• [Set task]
For the records below, give the count of lines holding the word "seaborn" and nothing more.
--- START Entries ---
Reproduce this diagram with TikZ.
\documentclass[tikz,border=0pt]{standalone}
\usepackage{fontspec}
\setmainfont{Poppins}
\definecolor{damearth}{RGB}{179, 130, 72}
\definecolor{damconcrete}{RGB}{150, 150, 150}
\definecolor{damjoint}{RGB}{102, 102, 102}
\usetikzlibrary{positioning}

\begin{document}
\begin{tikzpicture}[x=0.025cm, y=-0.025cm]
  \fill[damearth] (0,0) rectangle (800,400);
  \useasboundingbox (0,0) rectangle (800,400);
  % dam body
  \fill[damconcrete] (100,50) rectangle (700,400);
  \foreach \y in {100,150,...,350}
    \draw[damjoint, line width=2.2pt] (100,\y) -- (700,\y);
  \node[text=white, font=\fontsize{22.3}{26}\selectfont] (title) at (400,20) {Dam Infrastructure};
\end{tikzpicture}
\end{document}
--- END Entries ---
--- START Entries ---
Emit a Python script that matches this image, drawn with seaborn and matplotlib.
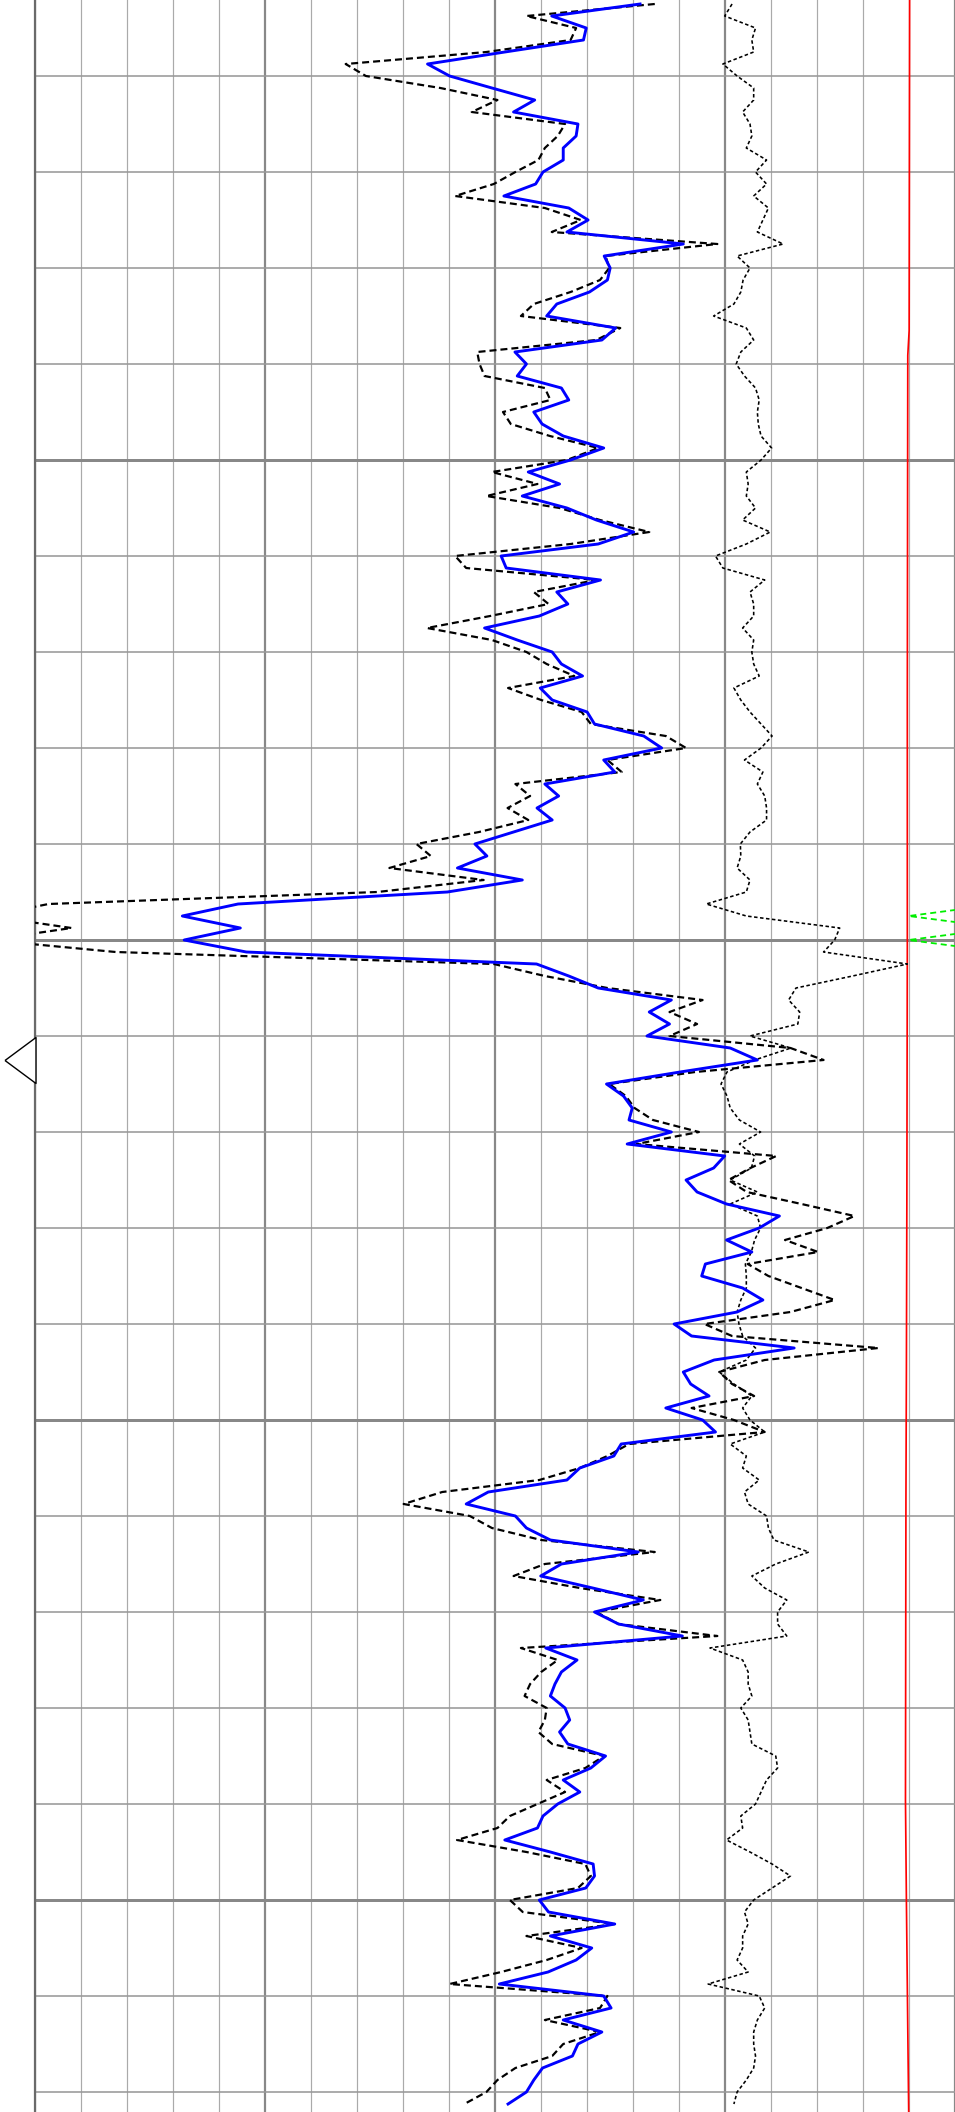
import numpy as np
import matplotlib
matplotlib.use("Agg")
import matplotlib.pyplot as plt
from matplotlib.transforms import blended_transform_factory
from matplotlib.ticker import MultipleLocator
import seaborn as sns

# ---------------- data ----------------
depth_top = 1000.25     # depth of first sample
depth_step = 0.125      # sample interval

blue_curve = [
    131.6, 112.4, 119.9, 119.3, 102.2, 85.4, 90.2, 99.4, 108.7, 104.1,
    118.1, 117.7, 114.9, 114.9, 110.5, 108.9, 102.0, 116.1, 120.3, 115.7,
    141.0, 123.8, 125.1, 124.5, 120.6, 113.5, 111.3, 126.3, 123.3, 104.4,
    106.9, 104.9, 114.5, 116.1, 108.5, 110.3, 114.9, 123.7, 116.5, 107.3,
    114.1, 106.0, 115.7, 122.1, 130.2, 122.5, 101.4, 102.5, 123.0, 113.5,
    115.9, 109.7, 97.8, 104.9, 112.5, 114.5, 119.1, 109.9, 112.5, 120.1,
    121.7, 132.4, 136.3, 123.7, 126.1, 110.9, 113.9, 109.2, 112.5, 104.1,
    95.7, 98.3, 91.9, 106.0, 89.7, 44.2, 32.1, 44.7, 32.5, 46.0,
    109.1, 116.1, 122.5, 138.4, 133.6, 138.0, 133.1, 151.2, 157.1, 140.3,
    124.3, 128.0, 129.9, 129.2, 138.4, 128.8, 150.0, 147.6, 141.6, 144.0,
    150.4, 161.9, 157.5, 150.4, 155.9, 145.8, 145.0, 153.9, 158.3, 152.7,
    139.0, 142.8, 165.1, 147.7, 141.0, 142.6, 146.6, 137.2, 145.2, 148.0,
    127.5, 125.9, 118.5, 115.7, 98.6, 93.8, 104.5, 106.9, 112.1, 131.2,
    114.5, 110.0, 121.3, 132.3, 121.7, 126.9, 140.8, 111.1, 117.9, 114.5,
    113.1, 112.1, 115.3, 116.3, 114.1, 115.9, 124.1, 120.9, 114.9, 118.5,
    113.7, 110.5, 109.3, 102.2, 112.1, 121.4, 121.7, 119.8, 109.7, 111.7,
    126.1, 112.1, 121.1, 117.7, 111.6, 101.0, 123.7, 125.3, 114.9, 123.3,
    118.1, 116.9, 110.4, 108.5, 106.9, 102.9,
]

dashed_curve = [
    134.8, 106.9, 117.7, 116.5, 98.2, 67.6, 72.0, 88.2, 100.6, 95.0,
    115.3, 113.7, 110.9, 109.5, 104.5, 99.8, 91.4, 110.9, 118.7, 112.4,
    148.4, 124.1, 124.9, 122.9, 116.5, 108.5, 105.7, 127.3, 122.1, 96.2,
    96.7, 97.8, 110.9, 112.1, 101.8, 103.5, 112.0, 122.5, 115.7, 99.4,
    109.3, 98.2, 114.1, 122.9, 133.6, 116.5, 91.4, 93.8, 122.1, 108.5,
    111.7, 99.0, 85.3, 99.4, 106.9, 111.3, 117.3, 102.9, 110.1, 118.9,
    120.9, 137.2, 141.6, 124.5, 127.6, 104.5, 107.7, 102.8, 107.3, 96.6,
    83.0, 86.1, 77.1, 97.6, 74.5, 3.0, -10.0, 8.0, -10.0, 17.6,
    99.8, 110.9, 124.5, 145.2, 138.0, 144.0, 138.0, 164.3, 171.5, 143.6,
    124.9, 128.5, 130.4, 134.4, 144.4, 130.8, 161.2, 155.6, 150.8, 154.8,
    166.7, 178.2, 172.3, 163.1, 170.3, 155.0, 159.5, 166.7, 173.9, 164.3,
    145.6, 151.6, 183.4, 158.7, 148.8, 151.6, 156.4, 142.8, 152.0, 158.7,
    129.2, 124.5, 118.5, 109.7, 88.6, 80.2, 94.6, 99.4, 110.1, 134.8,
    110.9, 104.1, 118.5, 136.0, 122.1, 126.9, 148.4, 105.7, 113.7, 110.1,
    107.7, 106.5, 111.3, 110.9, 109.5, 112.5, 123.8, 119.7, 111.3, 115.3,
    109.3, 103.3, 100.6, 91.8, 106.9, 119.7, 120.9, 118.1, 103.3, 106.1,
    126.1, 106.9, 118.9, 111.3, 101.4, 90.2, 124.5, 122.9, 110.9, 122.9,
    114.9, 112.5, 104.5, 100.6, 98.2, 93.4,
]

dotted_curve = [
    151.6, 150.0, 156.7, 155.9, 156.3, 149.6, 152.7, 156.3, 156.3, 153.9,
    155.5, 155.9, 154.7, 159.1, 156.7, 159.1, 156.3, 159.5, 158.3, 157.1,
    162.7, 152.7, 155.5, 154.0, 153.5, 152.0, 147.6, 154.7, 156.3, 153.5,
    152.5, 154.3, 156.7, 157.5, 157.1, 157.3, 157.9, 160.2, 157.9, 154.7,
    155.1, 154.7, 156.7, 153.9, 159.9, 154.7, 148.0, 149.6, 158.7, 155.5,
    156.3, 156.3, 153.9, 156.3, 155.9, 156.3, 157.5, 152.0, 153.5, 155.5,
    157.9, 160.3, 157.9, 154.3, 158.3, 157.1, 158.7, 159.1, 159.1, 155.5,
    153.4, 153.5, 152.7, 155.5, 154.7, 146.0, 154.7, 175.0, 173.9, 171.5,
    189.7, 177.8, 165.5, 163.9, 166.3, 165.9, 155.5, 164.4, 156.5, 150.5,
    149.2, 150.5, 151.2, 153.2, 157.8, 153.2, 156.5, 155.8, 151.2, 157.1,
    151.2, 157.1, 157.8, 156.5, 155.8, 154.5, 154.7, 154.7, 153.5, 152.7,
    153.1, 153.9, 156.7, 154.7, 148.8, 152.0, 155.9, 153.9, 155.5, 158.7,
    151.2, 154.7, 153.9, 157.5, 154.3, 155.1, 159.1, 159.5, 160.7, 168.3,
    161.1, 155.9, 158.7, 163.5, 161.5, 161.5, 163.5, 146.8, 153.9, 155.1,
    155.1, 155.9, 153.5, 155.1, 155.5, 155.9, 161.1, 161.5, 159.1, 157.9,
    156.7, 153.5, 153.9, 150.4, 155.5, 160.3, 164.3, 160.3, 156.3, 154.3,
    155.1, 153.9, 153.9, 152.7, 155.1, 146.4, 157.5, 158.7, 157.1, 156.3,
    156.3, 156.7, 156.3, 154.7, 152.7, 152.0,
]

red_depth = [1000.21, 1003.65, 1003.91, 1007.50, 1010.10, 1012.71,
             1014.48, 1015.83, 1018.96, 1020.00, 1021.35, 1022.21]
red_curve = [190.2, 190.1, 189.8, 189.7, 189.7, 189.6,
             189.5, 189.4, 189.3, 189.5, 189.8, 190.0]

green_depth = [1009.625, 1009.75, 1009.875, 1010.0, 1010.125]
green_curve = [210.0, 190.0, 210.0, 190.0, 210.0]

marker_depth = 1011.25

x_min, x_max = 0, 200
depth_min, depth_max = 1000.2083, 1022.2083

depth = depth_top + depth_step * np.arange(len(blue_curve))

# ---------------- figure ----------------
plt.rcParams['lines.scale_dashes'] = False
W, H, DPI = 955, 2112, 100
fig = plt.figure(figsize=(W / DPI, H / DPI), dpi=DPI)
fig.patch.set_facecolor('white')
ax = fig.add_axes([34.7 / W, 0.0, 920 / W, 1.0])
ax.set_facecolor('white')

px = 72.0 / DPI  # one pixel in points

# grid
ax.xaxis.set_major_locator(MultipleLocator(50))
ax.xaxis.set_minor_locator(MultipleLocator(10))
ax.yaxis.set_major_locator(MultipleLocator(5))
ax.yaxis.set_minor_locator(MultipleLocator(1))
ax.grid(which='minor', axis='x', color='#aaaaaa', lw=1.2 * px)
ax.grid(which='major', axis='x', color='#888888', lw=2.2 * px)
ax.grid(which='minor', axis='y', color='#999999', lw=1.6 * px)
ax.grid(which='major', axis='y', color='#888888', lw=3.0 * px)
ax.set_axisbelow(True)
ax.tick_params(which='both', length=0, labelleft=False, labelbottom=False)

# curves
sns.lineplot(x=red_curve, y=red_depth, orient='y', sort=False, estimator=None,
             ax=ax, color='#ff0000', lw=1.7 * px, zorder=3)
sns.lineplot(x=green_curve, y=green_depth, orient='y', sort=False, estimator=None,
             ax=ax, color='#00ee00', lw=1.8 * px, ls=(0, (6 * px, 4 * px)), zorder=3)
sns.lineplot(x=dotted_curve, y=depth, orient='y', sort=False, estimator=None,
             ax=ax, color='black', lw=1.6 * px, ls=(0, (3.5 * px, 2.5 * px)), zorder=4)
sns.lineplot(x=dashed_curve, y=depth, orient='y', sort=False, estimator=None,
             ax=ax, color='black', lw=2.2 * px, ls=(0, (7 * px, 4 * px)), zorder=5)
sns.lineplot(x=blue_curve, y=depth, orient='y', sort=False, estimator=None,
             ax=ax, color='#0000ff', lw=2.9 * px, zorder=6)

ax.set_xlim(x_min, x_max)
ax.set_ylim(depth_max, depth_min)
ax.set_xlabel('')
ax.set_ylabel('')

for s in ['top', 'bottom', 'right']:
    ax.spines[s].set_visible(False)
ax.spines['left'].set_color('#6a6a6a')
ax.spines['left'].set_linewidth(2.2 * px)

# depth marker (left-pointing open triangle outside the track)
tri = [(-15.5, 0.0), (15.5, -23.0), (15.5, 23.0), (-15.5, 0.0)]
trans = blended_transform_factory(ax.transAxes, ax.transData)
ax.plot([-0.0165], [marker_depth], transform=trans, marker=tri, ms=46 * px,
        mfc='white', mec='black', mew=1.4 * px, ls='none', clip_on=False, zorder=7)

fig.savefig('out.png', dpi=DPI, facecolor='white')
--- END Entries ---
• [Final result]
2